--- start ---

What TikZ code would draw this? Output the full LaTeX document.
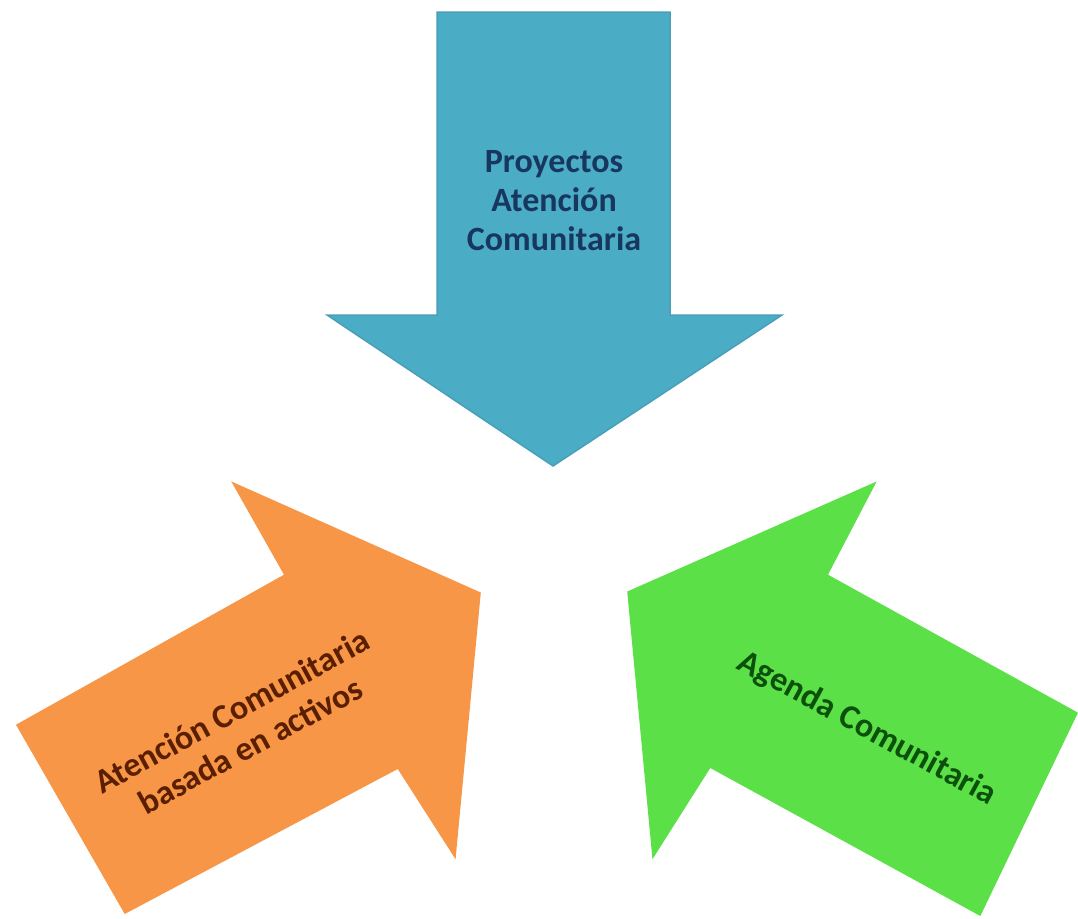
\documentclass[tikz,border=0pt]{standalone}
\usepackage{fontspec}
\setmainfont{Carlito}
\definecolor{bluefill}{HTML}{4BACC6}
\definecolor{blueline}{HTML}{4A9FB8}
\definecolor{orangefill}{HTML}{F79646}
\definecolor{greenfill}{HTML}{5CE048}
\definecolor{bluetext}{HTML}{17375E}
\definecolor{orangetext}{HTML}{5A1E00}
\definecolor{greentext}{HTML}{0B500B}
\tikzset{
  arrowshape/.style={line join=miter, line width=1.5pt},
  label/.style={font=\bfseries\fontsize{34}{39}\selectfont, align=center, inner sep=0pt}
}
\begin{document}
\begin{tikzpicture}[x=1pt,y=-1pt]
\useasboundingbox (0,0) rectangle (1078,918);
% blue arrow (down)
\filldraw[arrowshape, fill=bluefill, draw=blueline]
  (437,12) -- (670,12) -- (670,315) -- (782,315) -- (553,466) -- (327,315) -- (437,315) -- cycle;
% orange arrow (up-right)
\filldraw[arrowshape, fill=orangefill, draw=orangefill]
  (17,725) -- (285,575) -- (233,483) -- (480,593) -- (455,857) -- (398,768) -- (125,913) -- cycle;
% green arrow (up-left)
\filldraw[arrowshape, fill=greenfill, draw=greenfill]
  (1077,713) -- (827,575) -- (875,483) -- (628,592) -- (653,857) -- (710,767) -- (980,915) -- cycle;
\node[label, text=bluetext] (proy) at (554,201) {Proyectos\\Atención\\Comunitaria};
\node[label, text=orangetext, rotate=28.5] (activos) at (241,728) {Atención Comunitaria\\basada en activos};
\node[label, text=greentext, rotate=-28.5] (agenda) at (867,729) {Agenda Comunitaria};
\end{tikzpicture}
\end{document}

--- end ---

_Prompt_.
Word for word, quote the lines above. Omit the pictures.

_Exercise output_.
What TikZ code would draw this? Output the full LaTeX document.
\documentclass[tikz,border=0pt]{standalone}
\usepackage{fontspec}
\setmainfont{Carlito}
\definecolor{bluefill}{HTML}{4BACC6}
\definecolor{blueline}{HTML}{4A9FB8}
\definecolor{orangefill}{HTML}{F79646}
\definecolor{greenfill}{HTML}{5CE048}
\definecolor{bluetext}{HTML}{17375E}
\definecolor{orangetext}{HTML}{5A1E00}
\definecolor{greentext}{HTML}{0B500B}
\tikzset{
  arrowshape/.style={line join=miter, line width=1.5pt},
  label/.style={font=\bfseries\fontsize{34}{39}\selectfont, align=center, inner sep=0pt}
}
\begin{document}
\begin{tikzpicture}[x=1pt,y=-1pt]
\useasboundingbox (0,0) rectangle (1078,918);
% blue arrow (down)
\filldraw[arrowshape, fill=bluefill, draw=blueline]
  (437,12) -- (670,12) -- (670,315) -- (782,315) -- (553,466) -- (327,315) -- (437,315) -- cycle;
% orange arrow (up-right)
\filldraw[arrowshape, fill=orangefill, draw=orangefill]
  (17,725) -- (285,575) -- (233,483) -- (480,593) -- (455,857) -- (398,768) -- (125,913) -- cycle;
% green arrow (up-left)
\filldraw[arrowshape, fill=greenfill, draw=greenfill]
  (1077,713) -- (827,575) -- (875,483) -- (628,592) -- (653,857) -- (710,767) -- (980,915) -- cycle;
\node[label, text=bluetext] (proy) at (554,201) {Proyectos\\Atención\\Comunitaria};
\node[label, text=orangetext, rotate=28.5] (activos) at (241,728) {Atención Comunitaria\\basada en activos};
\node[label, text=greentext, rotate=-28.5] (agenda) at (867,729) {Agenda Comunitaria};
\end{tikzpicture}
\end{document}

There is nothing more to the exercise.